02/27/2013 4:53PM

Equine Safety Committee recommends NYRA consider medication house rules


NEW YORK – The possibility of the New York Racing Association instituting house rules on repeat violators and the feasibility of installing a synthetic surface at two of NYRA’s three tracks were among the significant topics discussed Wednesday at NYRA’s Equine Safety Committee meeting in midtown Manhattan.

Anthony Bonomo, a horse owner and chairman of the safety committee, said that he has asked Dr. Scott Palmer, a member of Gov. Andrew Cuomo’s Task Force on Racehorse Health and Safety, to seek a meeting between the task force, the state, and the Equine Safety Committee, to discuss possibly developing enforceable penalties for horsemen who continually have medication positives.

“Allowing repeat offenders to continue, to me is not good. We don’t do it anywhere else,” Bonomo, whose horses include Gotham contender Escapefromreality, said after the meeting. “If you’re a drunk driver and you get caught, don’t they take your license away?

“We need to effectively develop some measures to give us the power to just police ourselves,” Bonomo added.

Bonomo said one possible way of doing it is to come up with “trace levels” of permissible medications.

Part of the reason to adopt house rules, Bonomo said, is because of the perception that NYRA doesn’t do anything when a medication positive is revealed. While NYRA pulls the blood and urine samples, it is the state that conducts the tests and metes out the penalties. In many cases, it takes several months for those penalties to be handed out. Richard Dutrow Jr. trained under a stay for 15 months after the state issued him a 10-year suspension.

“The fight to deny a license is not within our purview, it’s the state’s,” Bonomo said during the open meeting. “We at NYRA do have certain things we can do, which is come up with a code of house rules. When we’re told of a violation we can do certain things. It’s our obligation to do certain things.”

Steve Duncker, a former NYRA chairman who attended the meeting, and trainer Rick Violette, a member of the safety committee, both said that NYRA needs to be cautious about violating a horseman’s due process.

“We tripped there before,” Duncker said.

Violette said that it’s important for NYRA to make sure it doesn’t send the wrong message that the game is rife with cheaters.

“Serious violations with someone trying to alter the outcome of a race is incredibly small,” Violette said. “Be careful to send the right message that we’re going after a very small percentage of people who don’t play by the rules. If don’t send that message we’re hung by our own petard.”

The Safety Committee is charged with coming up with ideas to make things safer at NYRA’s tracks. One idea being studied is the feasibility of installing synthetic surfaces at both Belmont and Aqueduct.

Glen Kozak, NYRA’s director of racing surfaces, said he is doing “fact-finding” on the issue that includes meetings with officials who market the Tapeta surface as well as those who produce Polytrack. Kozak said he should have information to present to the NYRA board in four to six weeks.

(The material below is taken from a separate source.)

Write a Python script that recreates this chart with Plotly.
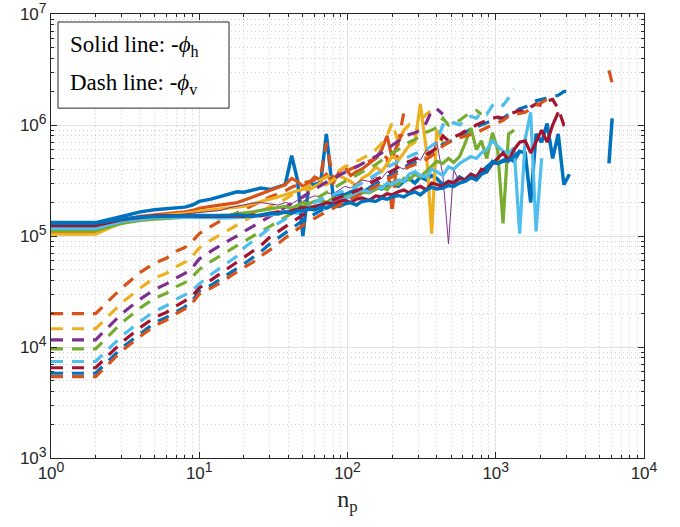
import plotly.graph_objects as go

# shared n_p sample grid
n_p = [1, 2, 3, 4, 5, 6, 7, 8, 9, 10,
       12, 14, 16, 18, 20, 23, 26, 30, 34, 38,
       42, 46, 50, 55, 60, 66, 72, 80, 88, 96,
       105, 115, 125, 140, 155, 170, 185, 200, 220, 240,
       260, 285, 310, 340, 370, 400, 440, 480, 520, 570,
       620, 680, 740, 800, 870, 950, 1030, 1120, 1220, 1330,
       1450, 1580, 1720, 1870, 2040, 2220, 2420, 2640, 2880, 3140]
n_p_tail = [5800, 6100]

# values in thousands
# ---- dashed lines: -phi_v ----
v_orange1 = [20, 20, 34, 47, 57, 63, 73, 79, 90, 105,
             122, 138, 150, 162, 175, 192, 205, 225, 240, 255,
             275, 290, 300, 310, 320, 350, 690, 330, 360, 380,
             400, 420, 440, 470, 500, 560, 500, 160, 700, 1300,
             1150]
v_yellow = [14.6, 14.6, 25, 34, 42, 46, 53, 58, 66, 78,
            92, 104, 115, 125, 136, 152, 165, 185, 200, 215,
            235, 250, 265, 280, 300, 320, 340, 360, 390, 420,
            440, 470, 500, 540, 600, 680, 800, 1050, 700, 900,
            1000, 800, 1100, 1250, 1350, 1500]
v_purple = [11.6, 11.6, 20, 27, 33, 37, 42, 46, 52, 62,
            73, 83, 92, 100, 110, 122, 134, 150, 165, 180,
            195, 210, 225, 245, 265, 285, 305, 330, 355, 375,
            400, 420, 445, 480, 520, 560, 610, 660, 720, 780,
            820, 850, 900, 1050, 1350, 1400, 1250]
v_green = [9.6, 9.6, 16.5, 22.5, 27.5, 30.5, 35, 38, 43, 50,
           59, 67, 75, 82, 90, 100, 110, 122, 135, 148,
           160, 172, 185, 200, 215, 232, 250, 270, 290, 310,
           330, 355, 380, 410, 440, 480, 520, 560, 600, 650,
           700, 740, 800, 860, 900, 950, 1150, 1000, 1050, 1100,
           1200, 1300, 1350, 1250]
v_lightblue = [7.4, 7.4, 12.5, 17, 21, 23.5, 27, 29.5, 32.5, 37,
               45, 52, 59, 66, 78, 90, 103, 118, 130, 142,
               155, 167, 178, 190, 200, 212, 225, 235, 245, 255,
               265, 280, 300, 330, 360, 390, 420, 440, 470, 500,
               520, 550, 570, 600, 650, 700, 1000, 950, 1050, 1000,
               1100, 1200, 1150, 1300, 1250, 1500, 1600, 1500, 1750, 2100]
v_darkred = [6.5, 6.5, 11, 15, 18.5, 20.5, 23.5, 26, 29, 34,
             40, 46, 52, 58, 64, 73, 82, 98, 110, 122,
             133, 145, 155, 165, 175, 188, 200, 212, 222, 232,
             240, 255, 270, 295, 320, 345, 370, 390, 420, 445,
             470, 490, 510, 540, 580, 620, 800, 720, 780, 820,
             880, 950, 1000, 1050, 1100, 1150, 1180, 1150, 1250, 1300,
             1350, 1300, 1450, 1550, 1500, 1650, 1700, 1400, 1000, 950]
v_blue = [5.8, 5.8, 9.8, 13.3, 16.5, 18.5, 21, 23, 26, 32,
          36, 41, 46, 51, 56, 64, 72, 85, 96, 107,
          118, 128, 138, 148, 158, 170, 180, 192, 202, 212,
          222, 235, 250, 272, 295, 318, 340, 360, 390, 415,
          440, 460, 480, 510, 550, 590, 680, 700, 740, 790,
          850, 920, 960, 1000, 1050, 1100, 1150, 1150, 1250, 1300,
          1400, 1450, 1550, 1650, 1700, 1750, 1800, 1850, 2000, 2050]
v_orange2 = [5.4, 5.4, 9.2, 12.5, 15.5, 17.5, 20, 22, 25, 30,
             34, 38, 43, 48, 52, 58, 66, 75, 86, 96,
             106, 116, 125, 135, 145, 156, 166, 178, 190, 200,
             212, 225, 238, 258, 280, 300, 322, 345, 372, 398,
             420, 440, 460, 490, 530, 570, 650, 700, 740, 770,
             800, 820, 850, 900, 950, 1000, 1050, 1100, 1200, 1250,
             1270, 1300, 1400, 1500, 1600, 1700, 1900]
v_orange2_tail = [3100, 2400]

# ---- solid lines: -phi_h ----
h_blueA = [132, 132, 150, 165, 172, 176, 178, 182, 190, 205,
           215, 228, 240, 250, 248, 262, 270, 262, 275, 290,
           530, 320, 100, 300, 290, 305, 830, 230, 240, 235,
           250, 260, 245, 270, 280, 265, 290, 300, 280, 310,
           330, 300, 340, 320, 350, 330, 290, 310, 300, 340,
           320, 360, 340, 380, 420, 460, 450, 480, 500, 470,
           580, 560, 200, 830, 700, 1030, 500, 830, 290, 360]
h_blueA_tail = [450, 1150]
h_blueB = [130, 130, 142, 148, 150, 150, 151, 152, 152, 153,
           152, 150, 152, 155, 153, 150, 155, 160, 158, 165,
           160, 170, 168, 175, 172, 182, 178, 190, 185, 195,
           200, 190, 205, 210, 205, 220, 215, 225, 232, 225,
           240, 250, 235, 260, 275, 265, 270, 285, 280, 300,
           310, 335, 320, 360, 380, 470, 450, 470, 480, 520,
           580]
h_darkred = [124, 124, 140, 148, 152, 153, 153, 152, 152, 150,
             150, 148, 150, 152, 150, 155, 152, 160, 165, 162,
             170, 175, 180, 178, 185, 190, 200, 195, 205, 210,
             200, 215, 220, 210, 230, 225, 240, 235, 250, 260,
             245, 270, 280, 260, 300, 290, 280, 310, 300, 330,
             320, 360, 340, 400, 380, 450, 500, 560, 480, 600,
             700, 720, 560, 720, 900, 700, 1000, 1300]
h_lightblue = [117, 117, 135, 142, 146, 148, 148, 148, 147, 147,
               146, 145, 145, 146, 148, 150, 152, 155, 160, 165,
               170, 160, 175, 185, 180, 195, 190, 210, 220, 215,
               230, 240, 260, 250, 280, 270, 300, 290, 320, 310,
               360, 380, 350, 340, 400, 380, 350, 420, 400, 450,
               480, 520, 500, 560, 600, 720, 650, 580, 560, 620,
               105, 750, 1300, 110, 500]
h_green = [112, 112, 130, 138, 142, 144, 145, 146, 147, 148,
           150, 152, 155, 158, 160, 165, 170, 175, 180, 185,
           178, 190, 200, 195, 205, 210, 200, 220, 215, 225,
           235, 230, 250, 245, 265, 280, 260, 300, 290, 330,
           320, 360, 340, 380, 420, 470, 450, 500, 460, 520,
           680, 940, 600, 720, 500, 850, 600, 130, 830, 900]
h_orange = [106, 106, 138, 150, 155, 158, 162, 165, 170, 178,
            185, 190, 195, 200, 210, 225, 240, 255, 275, 290,
            330, 310, 280, 300, 340, 320, 360, 300, 380, 420,
            350, 380, 400, 450, 500, 600, 800, 500, 700, 900]
h_yellow = [104, 104, 132, 145, 150, 153, 156, 160, 163, 168,
            172, 175, 178, 182, 185, 195, 205, 215, 225, 235,
            245, 255, 265, 260, 280, 300, 290, 320, 350, 330,
            310, 280, 330, 360, 420, 380, 450, 520, 480, 560,
            650, 700, 1550, 600, 105, 900, 700]
h_purple = [110, 110, 132, 142, 148, 152, 155, 158, 160, 163,
            166, 170, 180, 185, 190, 198, 200, 195, 190, 200,
            195, 210, 205, 220, 230, 225, 245, 240, 260, 280,
            270, 300, 320, 310, 340, 330, 380, 360, 420, 400,
            450, 520, 480, 600, 560, 700, 350, 85, 400, 300]

x_ticks = [1, 10, 100, 1000, 10000]
x_exp = ["0", "1", "2", "3", "4"]
y_ticks = [1e3, 1e4, 1e5, 1e6, 1e7]
y_exp = ["3", "4", "5", "6", "7"]
legend_lines = ["Solid line: -<i>ϕ</i><sub>h</sub>", "Dash line: -<i>ϕ</i><sub>v</sub>"]


def power_labels(exps):
    return ["10<sup><span style='font-size:14px'>%s</span></sup>" % e for e in exps]


C_BLUE = "#0072BD"
C_ORANGE = "#D95319"
C_YELLOW = "#EDB120"
C_PURPLE = "#7E2F8E"
C_GREEN = "#77AC30"
C_LBLUE = "#4DBEEE"
C_DRED = "#A2142F"
DASH = "12px,9px"
W = 3.2

fig = go.Figure()


def add(x, vals, color, width, dash="solid"):
    fig.add_trace(go.Scatter(
        x=x[:len(vals)], y=[v * 1000 for v in vals], mode="lines",
        line=dict(color=color, width=width, dash=dash),
        showlegend=False, hoverinfo="skip"))


add(n_p, h_blueA, C_BLUE, W + 0.3)
add(n_p, v_blue, C_BLUE, W, DASH)
add(n_p_tail, h_blueA_tail, C_BLUE, W + 0.3)
add(n_p, h_orange, C_ORANGE, W)
add(n_p, v_orange1, C_ORANGE, W, DASH)
add(n_p, h_yellow, C_YELLOW, W)
add(n_p, v_yellow, C_YELLOW, W, DASH)
add(n_p, h_purple, C_PURPLE, 1)
add(n_p, v_purple, C_PURPLE, W, DASH)
add(n_p, h_green, C_GREEN, W)
add(n_p, v_green, C_GREEN, W, DASH)
add(n_p, h_lightblue, C_LBLUE, W)
add(n_p, v_lightblue, C_LBLUE, W, DASH)
add(n_p, h_darkred, C_DRED, W)
add(n_p, v_darkred, C_DRED, W, DASH)
add(n_p, h_blueB, C_BLUE, W + 0.3)
add(n_p, v_orange2, C_ORANGE, W, DASH)
add(n_p_tail, v_orange2_tail, C_ORANGE, W, DASH)

minor_x = [m * 10 ** k for k in range(0, 4) for m in range(2, 10)]
minor_y = [m * 10 ** k for k in range(3, 7) for m in range(2, 10)]

axis_common = dict(
    type="log", showline=True, linecolor="#262626", linewidth=1, mirror="ticks",
    ticks="inside", ticklen=6, tickcolor="#262626", tickwidth=1,
    showgrid=True, gridcolor="#e3e3e3", gridwidth=1, zeroline=False,
    tickfont=dict(family="Liberation Sans, Arial, sans-serif", size=17, color="#262626"),
    tickmode="array", automargin=False, ticklabeloverflow="allow",
)
minor_common = dict(tickmode="array", ticks="inside", ticklen=3, tickcolor="#262626",
                    showgrid=True, gridcolor="#d0d0d0", griddash="1px,3px", gridwidth=1)

fig.update_xaxes(
    **axis_common, range=[0, 4], tickvals=x_ticks, ticktext=power_labels(x_exp),
    minor=dict(**minor_common, tickvals=minor_x),
    title=dict(text="n<sub>p</sub>", font=dict(family="Liberation Serif, serif", size=24, color="#262626"),
               standoff=7),
)
fig.update_yaxes(
    **axis_common, range=[3, 7], tickvals=y_ticks, ticktext=power_labels(y_exp),
    minor=dict(**minor_common, tickvals=minor_y),
)

# legend-like text box
fig.add_shape(type="rect", xref="paper", yref="paper", x0=0.0118, x1=0.3002, y0=0.788, y1=0.982,
              line=dict(color="#262626", width=1), fillcolor="white", layer="above")
for txt, yy in zip(legend_lines, [0.928, 0.843]):
    fig.add_annotation(
        xref="paper", yref="paper", x=0.0287, y=yy, xanchor="left", yanchor="middle",
        text=txt, showarrow=False, align="left",
        font=dict(family="Liberation Serif, serif", size=23, color="#000000"),
    )

fig.update_layout(
    width=680, height=527,
    margin=dict(l=51, r=36, t=14, b=69),
    paper_bgcolor="white", plot_bgcolor="white",
)

fig.write_html("out.html", config={"displayModeBar": False},
               post_script="document.body.style.margin='0';")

“We don’t have the opportunity at Saratoga we do at Belmont for sure – you could get a mile track inside [the main] – and at Aqueduct you have to go through the configuration on what makes the most sense,” Kozak said.

Kozak said a synthetic surface would not be something employed only for winter racing, but it could help preserve the turf courses at Belmont in the event inclement weather forced races off the turf.

The Safety Committee can only make recommendations to the board. The decision to install a synthetic surface would have to come from the full board.

Also at the meeting, it was revealed that a bill was introduced to cut the number of mandatory dates from Dec. 1 to April 1 from 95 to 75. Violette said that suggestion is “flat out not acceptable to horsemen and breeders.” Earlier this winter, NYRA sliced six days off the winter schedule with the blessing of the horsemen and breeders.

Violette did say that a well thought-out reduction in winter dates is something the horsemen might be amenable too provided they are part of the planning process.